At Compass Point Media, our analytics team builds models to predict outcomes that are important to our clients: foot traffic at retail locations, web site conversions, and viable test markets for new marketing initiatives. When building these models, we often leverage machine-learning techniques that take a given data set, make it larger and more diverse through sampling, and then create an ensemble (crowd) of predictor algorithms aggregated to create the final prediction. Many of our models have been very useful, helping us predict critical business outcomes based on media mix assumptions, or helping us decide which ad to serve a prospective customer based on their historical purchase behavior.

 

Last year, we demonstrated the power of this approach by correctly predicting the winners of the four major categories of the Academy Awards – Best Picture, Best Director, Best Actor and Best Actress. This year, we’re putting that winning streak on the line with four new predictions for the 2016 Awards:

 

BEST PICTURE = THE BIG SHORT

Model probability of winning – 65%

Las Vegas probability – 60%

Key Indicators:

Winning best picture at Producer’s Guild Awards, Winning Golden Globe for best Drama, Nomination for Best Director, IMDB user rating

 

BEST DIRECTOR = ALEJANDRO GONZALEZ INARRITU
(THE REVENANT)

Model probability of winning – 90%

Las Vegas probability – 71%

Key Indicators:

Winning best director at Director’s Guild Awards, Total Oscar nominations, Previous Oscar wins

 

BEST ACTOR = LEONARDO DICAPRIO
(THE REVENANT)

Model probability of winning – 83%

Las Vegas probability – 98%

Key Indicators:

Winning best Actor (drama) at Golden Globes, Winning best Actor Screen Actors’ Guild, Age of Actor in release year

 

BEST ACTRESS = BRIE LARSON
(ROOM)

Model probability of winning – 67%

Las Vegas probability – 91%

Key Indicators:

Winning best Actress (drama) at Golden Globes, Winning best Actress Screen Actors’ Guild, Age of Actress in release year

 

The Science

To generate our predictions, we used machine-learning algorithms to land on the probable outcomes for each major nomination category.

static1.squarespace.png

As pictured above, the algorithms allow us to optimize model complexity and error by balancing bias and variance. An ensemble of simpler models is aggregated into the best possible estimate.  

 

Although the science works hard, the Oscars often provide surprises. This year, the best picture category is a toss-up. The Revenant, The Big Short, and Spotlight are all strong contenders, with our models favoring The Big Short slightly over The Revenant. Las Vegas shows almost equal odds for all three pictures as of February 9th, with The Revenant moving up fast.

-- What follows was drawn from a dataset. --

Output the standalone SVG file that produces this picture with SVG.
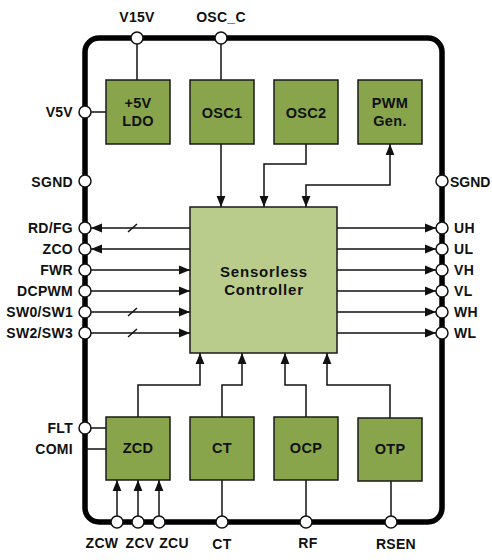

Sooner or later, our model will be wrong. Will it be this year? The 88th Academy Awards are on Sunday, February 28, 2016. Tune in to find out who will bring home the hardware and check back to see how accurate our predictions were!
 

DATA SOURCES:

Academy Awards Database:  http://awardsdatabase.oscars.org/ampas_awards/BasicSearchInput.jsp

Internet Movie Database:  http://www.imdb.com/

Roger Ebert Reviews:  http://www.rogerebert.com/

Screen Actors Guild:  http://www.sagaftra.org/

Producers Guild:  http://www.producersguild.org/

Directors Guild:  http://www.dga.org/

 

References:

Pardoe, I. and Simonton D. K. (2007) Applying Discrete Choice Models to Predict Academy Award Winners, J. R. Statist. Soc. A(2008), 171, Part 2, pp. 375-394

http://en.wikipedia.org/wiki/Bias%E2%80%93variance_tradeoff

http://www.statsoft.com/Textbook/Multivariate-Adaptive-Regression-Splines

https://en.wikipedia.org/wiki/George_E._P._Box

https://en.wikipedia.org/wiki/All_models_are_wrong

 

Big Surprises by category:

BEST PICTURE:

The Departed – 2006

Won with only 7% probability
 

BEST ACTOR

Denzel Washington – Training Day 2001

Won with 9% probability
 

BEST ACTRESS

Marion Cotillard – La Vie en Rose 2007

Won with 8% probability
 

BEST DIRECTOR

Roman Polanski – The Pianist 2002

Won with 7% probablility